__The request__.
Without including the pictures, copy out every line below.

>>>>>

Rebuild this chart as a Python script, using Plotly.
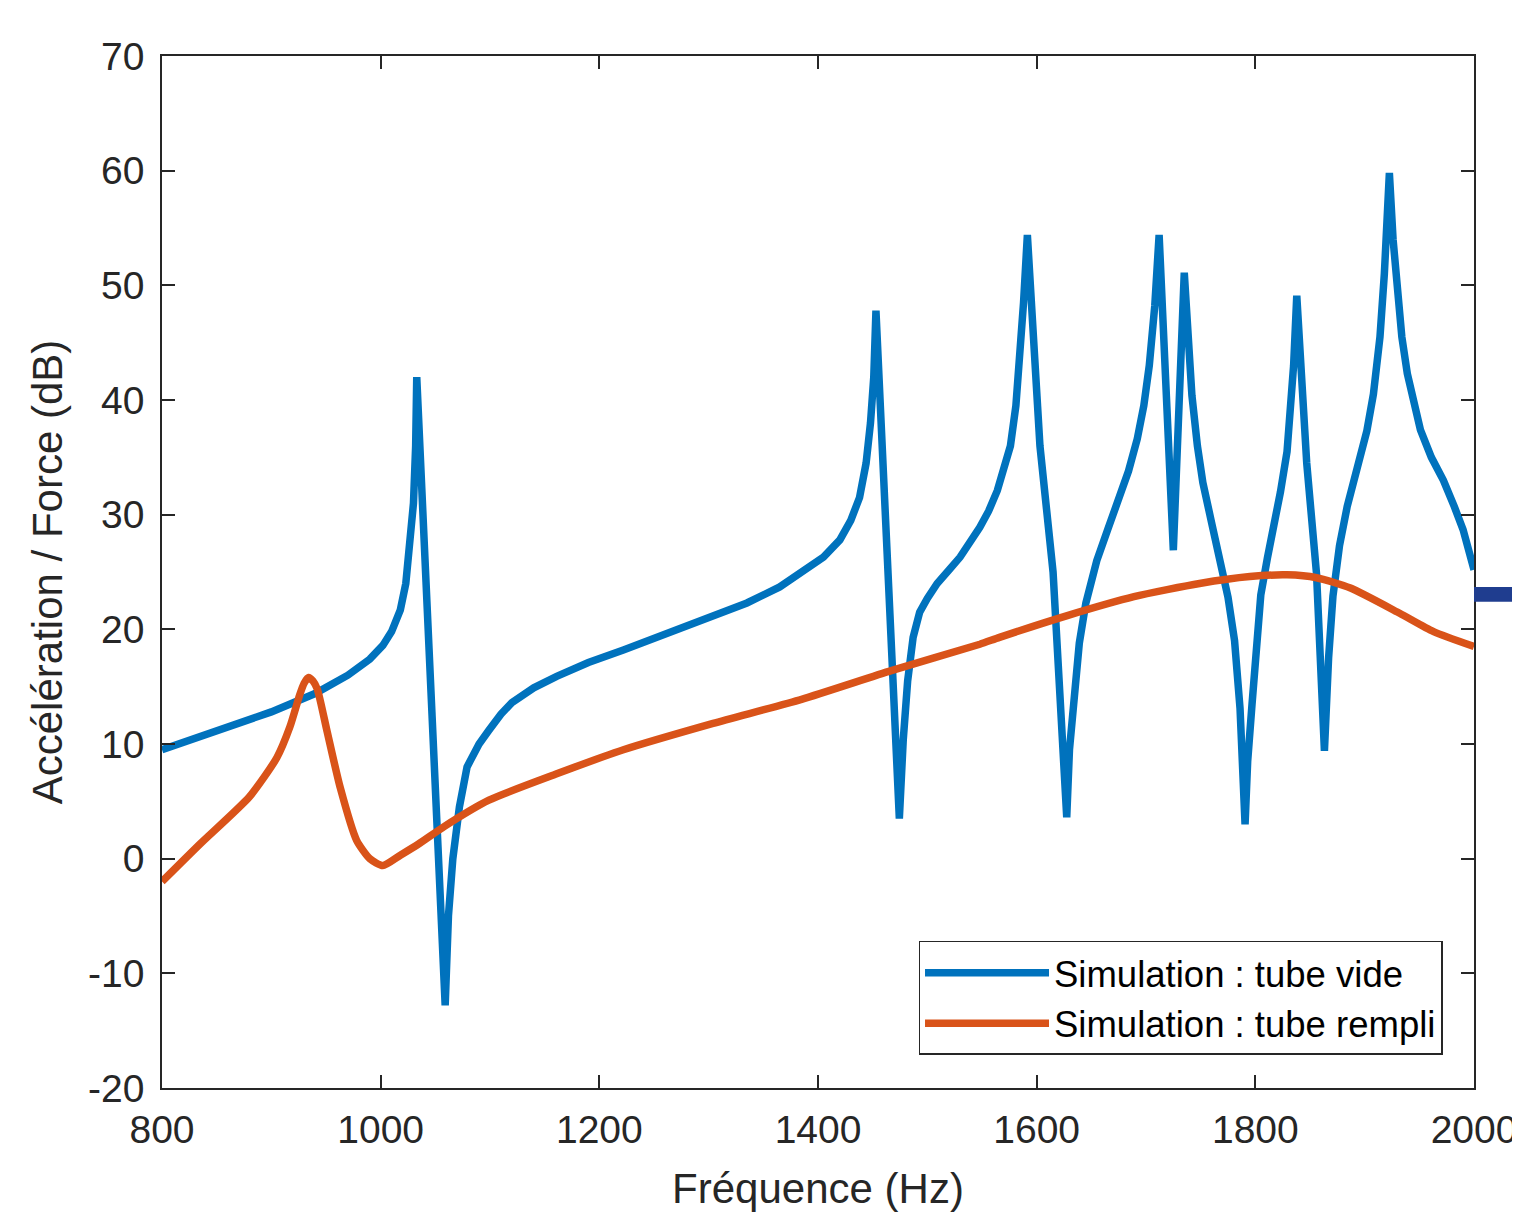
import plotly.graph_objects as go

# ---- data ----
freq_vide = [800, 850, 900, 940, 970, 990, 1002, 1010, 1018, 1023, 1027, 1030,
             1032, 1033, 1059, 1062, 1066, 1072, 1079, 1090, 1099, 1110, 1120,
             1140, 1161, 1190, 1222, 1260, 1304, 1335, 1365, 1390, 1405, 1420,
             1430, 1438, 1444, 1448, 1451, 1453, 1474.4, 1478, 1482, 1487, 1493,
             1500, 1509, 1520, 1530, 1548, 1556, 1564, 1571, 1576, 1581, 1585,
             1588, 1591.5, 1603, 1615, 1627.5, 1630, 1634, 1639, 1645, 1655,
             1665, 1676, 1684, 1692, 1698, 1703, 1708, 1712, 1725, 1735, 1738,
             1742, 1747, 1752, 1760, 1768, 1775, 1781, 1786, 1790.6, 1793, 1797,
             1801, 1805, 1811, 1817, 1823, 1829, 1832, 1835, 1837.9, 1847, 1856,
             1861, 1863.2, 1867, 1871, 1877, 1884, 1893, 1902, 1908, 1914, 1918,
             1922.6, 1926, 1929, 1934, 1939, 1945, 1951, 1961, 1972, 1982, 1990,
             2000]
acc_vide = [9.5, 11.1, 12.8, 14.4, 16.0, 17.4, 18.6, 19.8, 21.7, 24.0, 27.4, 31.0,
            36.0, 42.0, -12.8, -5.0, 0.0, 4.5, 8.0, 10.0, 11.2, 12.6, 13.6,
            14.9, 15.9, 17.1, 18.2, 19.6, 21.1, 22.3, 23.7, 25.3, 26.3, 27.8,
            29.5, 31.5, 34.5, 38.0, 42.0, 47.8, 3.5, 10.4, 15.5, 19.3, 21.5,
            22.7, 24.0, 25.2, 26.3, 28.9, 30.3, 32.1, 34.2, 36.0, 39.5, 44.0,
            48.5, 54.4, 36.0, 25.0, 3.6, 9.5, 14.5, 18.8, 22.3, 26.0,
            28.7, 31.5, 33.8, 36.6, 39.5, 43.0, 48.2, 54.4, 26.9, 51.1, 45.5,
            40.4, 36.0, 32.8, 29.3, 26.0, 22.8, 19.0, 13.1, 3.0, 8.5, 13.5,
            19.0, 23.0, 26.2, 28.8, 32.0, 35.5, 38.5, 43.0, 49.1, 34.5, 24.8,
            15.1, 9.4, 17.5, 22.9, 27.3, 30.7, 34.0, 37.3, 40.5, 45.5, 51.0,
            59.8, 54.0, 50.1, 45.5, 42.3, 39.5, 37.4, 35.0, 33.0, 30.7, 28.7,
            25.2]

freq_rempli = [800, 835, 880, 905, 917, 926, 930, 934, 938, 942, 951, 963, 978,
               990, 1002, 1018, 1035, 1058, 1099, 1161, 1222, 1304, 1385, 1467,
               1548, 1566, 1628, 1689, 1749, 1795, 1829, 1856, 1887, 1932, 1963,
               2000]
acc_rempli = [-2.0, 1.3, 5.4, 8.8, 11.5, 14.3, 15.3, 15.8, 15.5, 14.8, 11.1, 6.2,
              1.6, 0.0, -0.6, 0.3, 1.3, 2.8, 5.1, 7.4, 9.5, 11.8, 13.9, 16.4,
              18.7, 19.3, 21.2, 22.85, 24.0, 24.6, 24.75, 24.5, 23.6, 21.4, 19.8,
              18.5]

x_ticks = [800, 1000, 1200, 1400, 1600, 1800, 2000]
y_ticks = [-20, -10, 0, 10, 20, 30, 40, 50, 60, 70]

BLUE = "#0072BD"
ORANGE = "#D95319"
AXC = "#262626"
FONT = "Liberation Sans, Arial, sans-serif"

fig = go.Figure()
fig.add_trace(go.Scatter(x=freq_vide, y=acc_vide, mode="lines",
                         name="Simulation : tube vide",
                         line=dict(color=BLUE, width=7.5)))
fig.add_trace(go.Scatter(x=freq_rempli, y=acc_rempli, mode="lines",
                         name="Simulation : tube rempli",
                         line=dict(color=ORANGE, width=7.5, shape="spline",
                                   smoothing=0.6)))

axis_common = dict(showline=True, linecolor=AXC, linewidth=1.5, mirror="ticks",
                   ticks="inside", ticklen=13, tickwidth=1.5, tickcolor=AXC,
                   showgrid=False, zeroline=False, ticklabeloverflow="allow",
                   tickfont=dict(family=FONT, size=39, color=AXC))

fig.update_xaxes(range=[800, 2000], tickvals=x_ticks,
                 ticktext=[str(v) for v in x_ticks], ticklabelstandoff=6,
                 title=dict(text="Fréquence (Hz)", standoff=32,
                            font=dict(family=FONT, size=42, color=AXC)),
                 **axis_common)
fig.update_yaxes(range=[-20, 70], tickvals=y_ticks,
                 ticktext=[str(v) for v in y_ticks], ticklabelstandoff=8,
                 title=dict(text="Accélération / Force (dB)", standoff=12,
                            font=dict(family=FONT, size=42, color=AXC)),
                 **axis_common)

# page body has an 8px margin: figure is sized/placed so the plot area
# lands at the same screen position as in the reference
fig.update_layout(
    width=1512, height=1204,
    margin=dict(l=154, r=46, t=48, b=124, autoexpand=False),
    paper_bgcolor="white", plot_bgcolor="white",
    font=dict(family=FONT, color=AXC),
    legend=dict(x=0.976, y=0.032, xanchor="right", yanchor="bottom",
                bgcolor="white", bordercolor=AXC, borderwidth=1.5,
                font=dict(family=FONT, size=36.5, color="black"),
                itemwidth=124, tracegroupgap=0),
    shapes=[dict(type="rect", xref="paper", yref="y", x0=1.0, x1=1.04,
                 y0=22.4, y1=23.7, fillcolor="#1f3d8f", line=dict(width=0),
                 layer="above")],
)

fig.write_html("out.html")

<<<<<

__Expected answer__.
Rebuild this chart as a Python script, using Plotly.
import plotly.graph_objects as go

# ---- data ----
freq_vide = [800, 850, 900, 940, 970, 990, 1002, 1010, 1018, 1023, 1027, 1030,
             1032, 1033, 1059, 1062, 1066, 1072, 1079, 1090, 1099, 1110, 1120,
             1140, 1161, 1190, 1222, 1260, 1304, 1335, 1365, 1390, 1405, 1420,
             1430, 1438, 1444, 1448, 1451, 1453, 1474.4, 1478, 1482, 1487, 1493,
             1500, 1509, 1520, 1530, 1548, 1556, 1564, 1571, 1576, 1581, 1585,
             1588, 1591.5, 1603, 1615, 1627.5, 1630, 1634, 1639, 1645, 1655,
             1665, 1676, 1684, 1692, 1698, 1703, 1708, 1712, 1725, 1735, 1738,
             1742, 1747, 1752, 1760, 1768, 1775, 1781, 1786, 1790.6, 1793, 1797,
             1801, 1805, 1811, 1817, 1823, 1829, 1832, 1835, 1837.9, 1847, 1856,
             1861, 1863.2, 1867, 1871, 1877, 1884, 1893, 1902, 1908, 1914, 1918,
             1922.6, 1926, 1929, 1934, 1939, 1945, 1951, 1961, 1972, 1982, 1990,
             2000]
acc_vide = [9.5, 11.1, 12.8, 14.4, 16.0, 17.4, 18.6, 19.8, 21.7, 24.0, 27.4, 31.0,
            36.0, 42.0, -12.8, -5.0, 0.0, 4.5, 8.0, 10.0, 11.2, 12.6, 13.6,
            14.9, 15.9, 17.1, 18.2, 19.6, 21.1, 22.3, 23.7, 25.3, 26.3, 27.8,
            29.5, 31.5, 34.5, 38.0, 42.0, 47.8, 3.5, 10.4, 15.5, 19.3, 21.5,
            22.7, 24.0, 25.2, 26.3, 28.9, 30.3, 32.1, 34.2, 36.0, 39.5, 44.0,
            48.5, 54.4, 36.0, 25.0, 3.6, 9.5, 14.5, 18.8, 22.3, 26.0,
            28.7, 31.5, 33.8, 36.6, 39.5, 43.0, 48.2, 54.4, 26.9, 51.1, 45.5,
            40.4, 36.0, 32.8, 29.3, 26.0, 22.8, 19.0, 13.1, 3.0, 8.5, 13.5,
            19.0, 23.0, 26.2, 28.8, 32.0, 35.5, 38.5, 43.0, 49.1, 34.5, 24.8,
            15.1, 9.4, 17.5, 22.9, 27.3, 30.7, 34.0, 37.3, 40.5, 45.5, 51.0,
            59.8, 54.0, 50.1, 45.5, 42.3, 39.5, 37.4, 35.0, 33.0, 30.7, 28.7,
            25.2]

freq_rempli = [800, 835, 880, 905, 917, 926, 930, 934, 938, 942, 951, 963, 978,
               990, 1002, 1018, 1035, 1058, 1099, 1161, 1222, 1304, 1385, 1467,
               1548, 1566, 1628, 1689, 1749, 1795, 1829, 1856, 1887, 1932, 1963,
               2000]
acc_rempli = [-2.0, 1.3, 5.4, 8.8, 11.5, 14.3, 15.3, 15.8, 15.5, 14.8, 11.1, 6.2,
              1.6, 0.0, -0.6, 0.3, 1.3, 2.8, 5.1, 7.4, 9.5, 11.8, 13.9, 16.4,
              18.7, 19.3, 21.2, 22.85, 24.0, 24.6, 24.75, 24.5, 23.6, 21.4, 19.8,
              18.5]

x_ticks = [800, 1000, 1200, 1400, 1600, 1800, 2000]
y_ticks = [-20, -10, 0, 10, 20, 30, 40, 50, 60, 70]

BLUE = "#0072BD"
ORANGE = "#D95319"
AXC = "#262626"
FONT = "Liberation Sans, Arial, sans-serif"

fig = go.Figure()
fig.add_trace(go.Scatter(x=freq_vide, y=acc_vide, mode="lines",
                         name="Simulation : tube vide",
                         line=dict(color=BLUE, width=7.5)))
fig.add_trace(go.Scatter(x=freq_rempli, y=acc_rempli, mode="lines",
                         name="Simulation : tube rempli",
                         line=dict(color=ORANGE, width=7.5, shape="spline",
                                   smoothing=0.6)))

axis_common = dict(showline=True, linecolor=AXC, linewidth=1.5, mirror="ticks",
                   ticks="inside", ticklen=13, tickwidth=1.5, tickcolor=AXC,
                   showgrid=False, zeroline=False, ticklabeloverflow="allow",
                   tickfont=dict(family=FONT, size=39, color=AXC))

fig.update_xaxes(range=[800, 2000], tickvals=x_ticks,
                 ticktext=[str(v) for v in x_ticks], ticklabelstandoff=6,
                 title=dict(text="Fréquence (Hz)", standoff=32,
                            font=dict(family=FONT, size=42, color=AXC)),
                 **axis_common)
fig.update_yaxes(range=[-20, 70], tickvals=y_ticks,
                 ticktext=[str(v) for v in y_ticks], ticklabelstandoff=8,
                 title=dict(text="Accélération / Force (dB)", standoff=12,
                            font=dict(family=FONT, size=42, color=AXC)),
                 **axis_common)

# page body has an 8px margin: figure is sized/placed so the plot area
# lands at the same screen position as in the reference
fig.update_layout(
    width=1512, height=1204,
    margin=dict(l=154, r=46, t=48, b=124, autoexpand=False),
    paper_bgcolor="white", plot_bgcolor="white",
    font=dict(family=FONT, color=AXC),
    legend=dict(x=0.976, y=0.032, xanchor="right", yanchor="bottom",
                bgcolor="white", bordercolor=AXC, borderwidth=1.5,
                font=dict(family=FONT, size=36.5, color="black"),
                itemwidth=124, tracegroupgap=0),
    shapes=[dict(type="rect", xref="paper", yref="y", x0=1.0, x1=1.04,
                 y0=22.4, y1=23.7, fillcolor="#1f3d8f", line=dict(width=0),
                 layer="above")],
)

fig.write_html("out.html")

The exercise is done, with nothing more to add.